-------- Source excerpt
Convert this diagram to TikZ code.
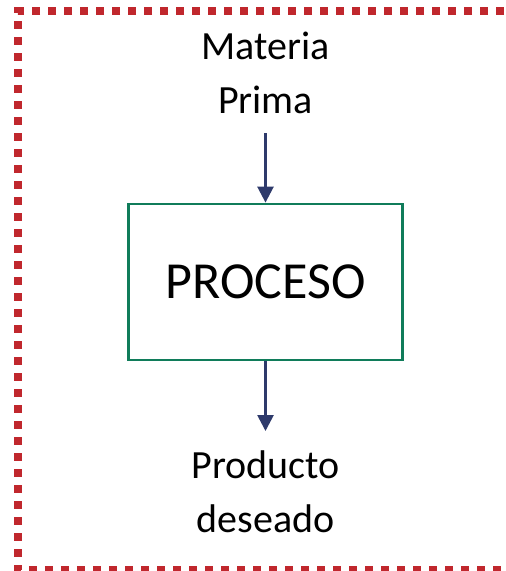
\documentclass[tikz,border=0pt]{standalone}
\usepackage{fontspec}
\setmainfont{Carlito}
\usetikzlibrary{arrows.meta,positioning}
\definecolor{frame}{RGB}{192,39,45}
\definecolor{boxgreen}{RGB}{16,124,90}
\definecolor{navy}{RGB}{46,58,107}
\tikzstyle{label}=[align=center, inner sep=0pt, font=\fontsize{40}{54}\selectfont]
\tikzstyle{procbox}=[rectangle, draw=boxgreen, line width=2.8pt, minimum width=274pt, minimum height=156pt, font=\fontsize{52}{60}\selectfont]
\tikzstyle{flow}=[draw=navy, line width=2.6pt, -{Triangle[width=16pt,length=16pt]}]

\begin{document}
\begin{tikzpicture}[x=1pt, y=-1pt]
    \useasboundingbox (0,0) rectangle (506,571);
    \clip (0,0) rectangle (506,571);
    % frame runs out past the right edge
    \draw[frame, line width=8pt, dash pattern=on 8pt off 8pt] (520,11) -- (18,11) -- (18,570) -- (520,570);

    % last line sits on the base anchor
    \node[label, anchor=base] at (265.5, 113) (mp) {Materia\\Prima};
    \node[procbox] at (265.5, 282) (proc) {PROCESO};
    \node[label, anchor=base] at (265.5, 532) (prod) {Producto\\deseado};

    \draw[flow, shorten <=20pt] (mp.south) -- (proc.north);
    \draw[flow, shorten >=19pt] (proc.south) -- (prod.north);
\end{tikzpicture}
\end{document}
----------------
Return each line exactly as written. Any picture gets left out.

Response below:
Convert this diagram to TikZ code.
\documentclass[tikz,border=0pt]{standalone}
\usepackage{fontspec}
\setmainfont{Carlito}
\usetikzlibrary{arrows.meta,positioning}
\definecolor{frame}{RGB}{192,39,45}
\definecolor{boxgreen}{RGB}{16,124,90}
\definecolor{navy}{RGB}{46,58,107}
\tikzstyle{label}=[align=center, inner sep=0pt, font=\fontsize{40}{54}\selectfont]
\tikzstyle{procbox}=[rectangle, draw=boxgreen, line width=2.8pt, minimum width=274pt, minimum height=156pt, font=\fontsize{52}{60}\selectfont]
\tikzstyle{flow}=[draw=navy, line width=2.6pt, -{Triangle[width=16pt,length=16pt]}]

\begin{document}
\begin{tikzpicture}[x=1pt, y=-1pt]
    \useasboundingbox (0,0) rectangle (506,571);
    \clip (0,0) rectangle (506,571);
    % frame runs out past the right edge
    \draw[frame, line width=8pt, dash pattern=on 8pt off 8pt] (520,11) -- (18,11) -- (18,570) -- (520,570);

    % last line sits on the base anchor
    \node[label, anchor=base] at (265.5, 113) (mp) {Materia\\Prima};
    \node[procbox] at (265.5, 282) (proc) {PROCESO};
    \node[label, anchor=base] at (265.5, 532) (prod) {Producto\\deseado};

    \draw[flow, shorten <=20pt] (mp.south) -- (proc.north);
    \draw[flow, shorten >=19pt] (proc.south) -- (prod.north);
\end{tikzpicture}
\end{document}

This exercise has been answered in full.